Reports indicate some controversy about the proposal. Research on the historic significance of Maryland Avenue even reached back to an October 23, 1912 article in the University Missourian newspaper, with the help of the Western Historic Manuscript Collection.

But such divided opinions on renaming streets isn’t new. In 1957, work was being done on Third Street. What? Can’t find Third Street in Columbia? That’s because today it is Providence Road.

Nor is it the first time people sought to rename a street to up the recognition of the University of Missouri.

In 1957, there was a move to change the name of Third Street to Caniff Road. Caniff? What? Why Caniff?

In the 1940s, Milton Caniff was the creator of the then famous Steve Canyon comic strip, according to “A Boone County Album,” published in 1971.

Caniff visited Columbia and incorporated a character Miss Mizzou into his syndicated strip. Much hoopla occurred during the years, with a model being chosen to represent Miss Mizzou. She was Miss Bek Stiner then of the chorus of the Coppacabana Night Club in New York City. (Unusual spelling of first names, apparently, isn’t new either.)
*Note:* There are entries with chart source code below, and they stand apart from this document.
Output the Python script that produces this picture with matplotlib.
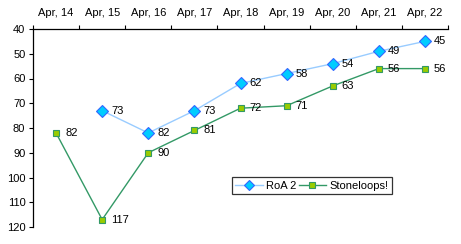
import matplotlib
matplotlib.use("Agg")
import matplotlib.pyplot as plt
import numpy as np

plt.rcParams['font.family'] = ['Liberation Sans', 'DejaVu Sans']

dates = ["Apr, 14", "Apr, 15", "Apr, 16", "Apr, 17", "Apr, 18", "Apr, 19", "Apr, 20", "Apr, 21", "Apr, 22"]
roa2 = [None, 73, 82, 73, 62, 58, 54, 49, 45]
stoneloops = [82, 117, 90, 81, 72, 71, 63, 56, 56]

fs = 8

fig = plt.figure(figsize=(4.61, 2.44), dpi=100)
ax = fig.add_axes([33/461, 1-227/244, (448-33)/461, (227-29)/244])

x = np.arange(len(dates))
rx = [i for i, v in enumerate(roa2) if v is not None]
ry = [v for v in roa2 if v is not None]

ax.plot(rx, ry, color='#99CCFF', lw=1, marker='D', ms=6.5, mfc='#00CCFF', mec='#3366FF', mew=0.8, label='RoA 2', zorder=3)
ax.plot(x, stoneloops, color='#339966', lw=1, marker='s', ms=5, mfc='#99CC00', mec='#339966', mew=0.8, label='Stoneloops!', zorder=3)

for xi, yi in zip(rx, ry):
    ax.annotate(str(yi), (xi, yi), xytext=(6.5, 0), textcoords='offset points', va='center', ha='left', fontsize=fs)
for xi, yi in zip(x, stoneloops):
    ax.annotate(str(yi), (xi, yi), xytext=(6.5, 0), textcoords='offset points', va='center', ha='left', fontsize=fs)

ax.set_xlim(-0.5, len(dates) - 0.5)
ax.set_ylim(120, 40)
ax.set_yticks(range(40, 121, 10))
ax.xaxis.tick_top()
ax.set_xticks(x)
ax.set_xticklabels(dates, fontsize=fs)
ax.set_xticks(np.arange(-0.5, len(dates)), minor=True)
ax.tick_params(axis='x', which='major', length=0, pad=8)
ax.tick_params(axis='x', which='minor', length=3, direction='out', width=0.8)
ax.tick_params(axis='y', length=3, direction='out', width=0.8, labelsize=fs, pad=2.5)

for s in ['right', 'bottom']:
    ax.spines[s].set_visible(False)
for s in ['left', 'top']:
    ax.spines[s].set_linewidth(0.9)

leg = ax.legend(loc='lower left', bbox_to_anchor=((232-33)/415, (227-194)/198, (392-232)/415, 21/198),
                ncol=2, mode='expand', fontsize=fs, frameon=True, fancybox=False,
                edgecolor='black', handlelength=2.5, handletextpad=0.3, columnspacing=0.5,
                borderpad=0.3, borderaxespad=0, markerscale=0.75)
leg.get_frame().set_linewidth(0.9)

fig.savefig('out.png', dpi=100)
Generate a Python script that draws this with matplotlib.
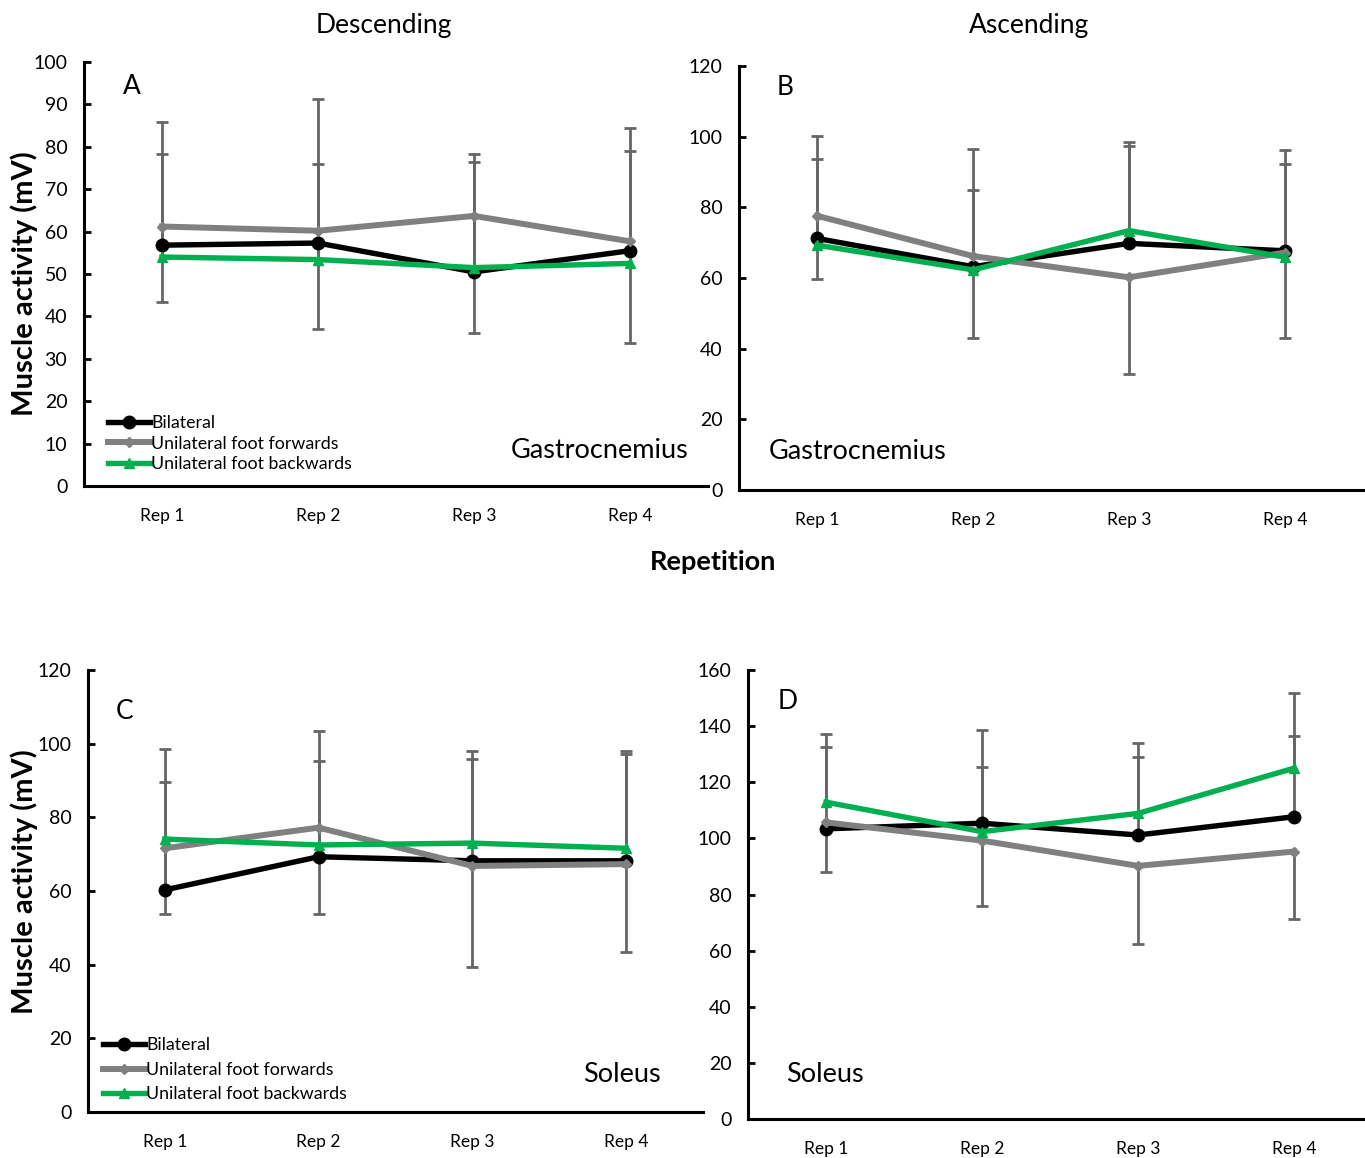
import numpy as np
import matplotlib
matplotlib.use('Agg')
import matplotlib.pyplot as plt

plt.rcParams['font.family'] = ['Lato', 'DejaVu Sans']

reps = ['Rep 1', 'Rep 2', 'Rep 3', 'Rep 4']
series_names = ['Bilateral', 'Unilateral foot forwards', 'Unilateral foot backwards']

# Descending - gastrocnemius (mean, SD)
desc_gas_bil = [56.8, 57.3, 50.5, 55.5]
desc_gas_fwd = [61.2, 60.2, 63.7, 57.7]
desc_gas_bwd = [54.0, 53.4, 51.5, 52.5]
desc_gas_bil_sd = [29.1, 33.9, 27.8, 28.9]
desc_gas_fwd_sd = [17.7, 23.2, 27.5, 24.0]
desc_gas_bwd_sd = [24.2, 22.6, 24.8, 26.5]

# Ascending - gastrocnemius
asc_gas_bil = [71.2, 63.2, 69.8, 67.7]
asc_gas_fwd = [77.6, 66.2, 60.2, 67.2]
asc_gas_bwd = [69.3, 62.3, 73.4, 65.9]
asc_gas_bil_sd = [28.9, 33.4, 27.7, 28.6]
asc_gas_fwd_sd = [17.8, 23.1, 27.5, 24.3]
asc_gas_bwd_sd = [24.4, 22.7, 25.1, 26.3]

# Descending - soleus
desc_sol_bil = [60.3, 69.3, 68.2, 68.2]
desc_sol_fwd = [71.6, 77.2, 66.8, 67.3]
desc_sol_bwd = [74.1, 72.5, 73.0, 71.6]
desc_sol_bil_sd = [29.4, 34.2, 29.8, 29.9]
desc_sol_fwd_sd = [17.8, 23.4, 27.3, 23.9]
desc_sol_bwd_sd = [24.5, 22.8, 22.8, 25.5]

# Ascending - soleus
asc_sol_bil = [103.4, 105.4, 101.2, 107.7]
asc_sol_fwd = [105.7, 99.2, 90.2, 95.3]
asc_sol_bwd = [112.9, 102.4, 108.9, 125.0]
asc_sol_bil_sd = [29.3, 33.1, 27.9, 28.8]
asc_sol_fwd_sd = [17.8, 23.3, 27.7, 24.0]
asc_sol_bwd_sd = [24.3, 22.9, 25.0, 26.7]

W, H = 1365, 1158
fig = plt.figure(figsize=(W / 100, H / 100), dpi=100)


def px_axes(left, right, top, bottom):
    return fig.add_axes([left / W, 1 - bottom / H, (right - left) / W, (bottom - top) / H])


styles = [
    dict(color='black', marker='o', markersize=9, lw=3.9),
    dict(color='#808080', marker='D', markersize=5, lw=4.3),
    dict(color='#00b050', marker='^', markersize=7.5, lw=3.9),
]
err_col = '#666666'


def panel(ax, means, sds, ymax, ystep, letter, letter_xy, muscle, muscle_xy, muscle_ha, legend=None):
    x = np.arange(4) + 0.5
    # error bars: bilateral and backwards drawn upwards, forwards downwards
    for m, sd, up in zip(means, sds, [True, False, True]):
        m = np.array(m)
        sd = np.array(sd)
        end = m + sd if up else m - sd
        ax.vlines(x, m, end, color=err_col, lw=2.0, zorder=2)
        ax.plot(x, end, ls='none', marker='_', ms=8, mew=2.0, color=err_col, zorder=2)
    for m, st, name in zip(means, styles, series_names):
        ax.plot(x, m, label=name, zorder=3, **st)
    ax.set_xlim(0, 4)
    ax.set_ylim(0, ymax)
    ax.set_yticks(np.arange(0, ymax + 1, ystep))
    ax.set_xticks(x)
    ax.set_xticklabels(reps)
    ax.spines['top'].set_visible(False)
    ax.spines['right'].set_visible(False)
    ax.spines['left'].set_linewidth(2.2)
    ax.spines['bottom'].set_linewidth(2.2)
    ax.tick_params(axis='y', direction='in', length=5, width=2, labelsize=14, pad=12)
    ax.tick_params(axis='x', length=0, labelsize=12.5, pad=16)
    ax.text(*letter_xy, letter, transform=ax.transAxes, fontsize=19, va='center', ha='left')
    ax.text(*muscle_xy, muscle, transform=ax.transAxes, fontsize=19.5, va='center', ha=muscle_ha)
    if legend is not None:
        ax.legend(loc='lower left', bbox_to_anchor=legend[0], frameon=False, fontsize=12.8,
                  handlelength=2.4, handletextpad=0.05, labelspacing=legend[1], borderaxespad=0,
                  borderpad=0)


axA = px_axes(84, 708, 62, 486)
panel(axA,
      [desc_gas_bil, desc_gas_fwd, desc_gas_bwd],
      [desc_gas_bil_sd, desc_gas_fwd_sd, desc_gas_bwd_sd],
      100, 10, 'A', (0.062, 0.943), 'Gastrocnemius', (0.968, 0.084), 'right',
      legend=((0.038, 0.033), 0.25))

axB = px_axes(739, 1363, 66, 490)
panel(axB,
      [asc_gas_bil, asc_gas_fwd, asc_gas_bwd],
      [asc_gas_bil_sd, asc_gas_fwd_sd, asc_gas_bwd_sd],
      120, 20, 'B', (0.061, 0.95), 'Gastrocnemius', (0.047, 0.09), 'left')

axC = px_axes(88, 703, 670, 1112)
panel(axC,
      [desc_sol_bil, desc_sol_fwd, desc_sol_bwd],
      [desc_sol_bil_sd, desc_sol_fwd_sd, desc_sol_bwd_sd],
      120, 20, 'C', (0.045, 0.905), 'Soleus', (0.932, 0.085), 'right',
      legend=((0.024, 0.022), 0.48))

axD = px_axes(748, 1372, 670, 1119)
panel(axD,
      [asc_sol_bil, asc_sol_fwd, asc_sol_bwd],
      [asc_sol_bil_sd, asc_sol_fwd_sd, asc_sol_bwd_sd],
      160, 20, 'D', (0.048, 0.93), 'Soleus', (0.061, 0.098), 'left')

fig.text(384 / W, 1 - 25 / H, 'Descending', fontsize=19, ha='center', va='center')
fig.text(1029 / W, 1 - 25 / H, 'Ascending', fontsize=19, ha='center', va='center')
fig.text(713 / W, 1 - 562 / H, 'Repetition', fontsize=19.5, fontweight='bold', ha='center', va='center')
fig.text(24 / W, 1 - 284 / H, 'Muscle activity (mV)', fontsize=21, fontweight='bold',
         rotation=90, ha='center', va='center')
fig.text(24 / W, 1 - 882 / H, 'Muscle activity (mV)', fontsize=21, fontweight='bold',
         rotation=90, ha='center', va='center')

fig.savefig('out.png', dpi=100)
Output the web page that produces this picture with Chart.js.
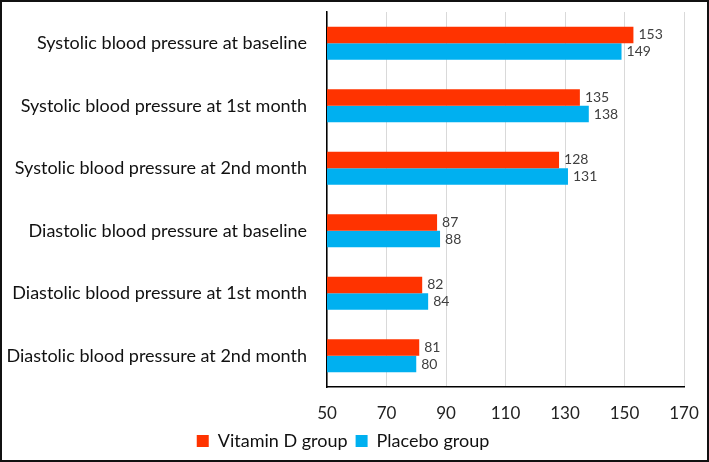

Then in 1952, Miss Stiner appeared at half-time at the Missouri homecoming football game, according to “A Boone County Album.” In 1957, the book relates, “A group of businessmen felt that since Mr. Caniff had been so kind and had given the University of Missouri so much good publicity, he should be remembered by renaming Third Street, Caniff Road.”

However, then as now, opinion was divided. Letters to the editor, radio spots and editorials took sides, with people weighing in from all over the world.

“Actual battle was avoided when the City Council selected ‘Providence Road’ for the new name,” the book continues. Finally, a private developer did name a few streets with a nod to Milton Caniff, Steve Canyon and Miss Mizzou by naming streets Caniff Circle, Canyon Drive and Mizzou Place, according to “A Boone County Album.”

Something to think about the next time you are driving down Third Street — I mean Providence Road.

Brick Streets – History under our feet

Sometimes history is truly right under our feet. That’s the case with Columbia’s brick streets, named to the Columbia Historic Preservation Commission’s list of Most Notable Historic Properties in 2010.

From 1909 to 1915, many of Columbia’s streets were paved using bricks. 

Today, many of these streets have been covered by asphalt or concrete, but a few brick streets remain, including Cherry Street, Glenwood, University Avenue and Waugh.

Some communities are removing the covering over the bricks and revealing the historic paving.

Click here to see a map of where the brick streets are or were.

Here’s a list of the streets.

Cherry Street. From 4th Street to 7th Street. Paved 1912
University Avenue. From College Avenue to South William Street. Paved 1911
Lee Street. Bouchelle Avenue to Wilson Ave. Paved 1909
Bouchelle Avenue. From College Ave. to S. William St. Paved in 1909
Short Street. From Broadway to Walnut St. Paved in 1909
Waugh Street. From Broadway to Locust St. Paved in 1911
Glenwood Avenue. From Broadway to Stewart Road. Paved in 1909
Sanford Street. From Conley Avenue to Turner Avenue. Unknown when paved.
Seventh Street. From Locust Street to Elm Street. Paved in 1912
Lowry Street (Lowry Mall). From Ninth Street to Hitt Street. Paved circa 1915. Original bricks were used to repave the street into a mall in 1984.